Aifa, 29 morti per la Ru486, 17 per Interruzione volontaria di gravidanza
Rasi, gli eventi avversi sono probabilmente superiori alla pratica chirurgica
21 ottobre, 18:39
ROMA - I casi documentati di morte a causa della somministrazione della pillola abortiva Ru486 sono 29, ma solo 17 sono in relazione all'interruzione volontaria di gravidanza.

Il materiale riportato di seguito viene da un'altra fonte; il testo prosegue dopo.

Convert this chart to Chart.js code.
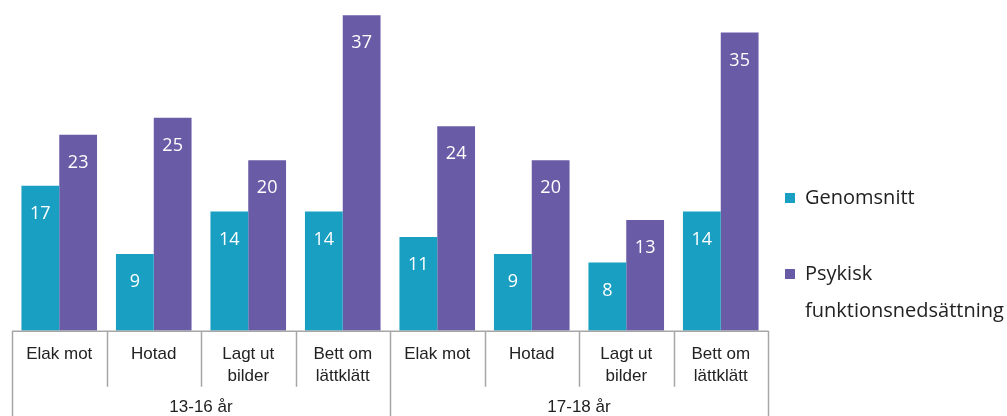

Lo ha detto il direttore generale dell'Agenzia italiana del farmaco (Aifa), Guido Rasi, precisando inoltre che "probabilmente gli eventi avversi correlati alla Ru486 sono superiori alla pratica dell'aborto chirurgico". I casi di morte documentati, ha spiegato Rasi nel corso di un'audizione in commissione Sanità al Senato, "sono 29, ma 12 sono riconducibili ad un uso off-label del farmaco: si tratta cioé di un uso del farmaco per il quale non c'é indicazione; in questo caso, il mifepristone è stato utilizzato in sperimentazioni in funzione anti-cancro e 12 decessi sono stati legati alla malattia tumorale". Negli altri 17 casi, ha detto Rasi, "il farmaco è stato usato a scopo di interruzione di gravidanza, ma l'attribuzione al mifepristone dei decessi è risultata altamente improbabile ed alcune delle morti sarebbero attribuibili al secondo farmaco, ovvero alle prostaglandine". In altri termini, ha tenuto a precisare Rasi, "la mortalità, con una corretta applicazione di utilizzo del farmaco, ha un denominatore pressoché identico a quello dell'aborto chirurgico". Rasi ha quindi sottolineato che "l'aborto farmacologico è un aborto a tutti gli effetti, ma il fatto che sia indotto da un farmaco implica eventi avversi probabilmente anche superiori alla pratica chirurgica". Quindi, ha commentato, "penso che tale pratica sia piuttosto complessa, con un allungamento dei tempi di espletamento che non è un fattore positivo". Gli eventi avversi, ha affermato Rasi, sono soprattutto sanguinamento e dolori importanti e tali effetti "vanno aumentando geometricamente a partire dalla settima settimana di gestazione; da qui le limitazioni temporali d'uso decise". L'aborto chirurgico, ha concluso il direttore generale Aifa, "é comunque meno preferibile nelle età molto giovani".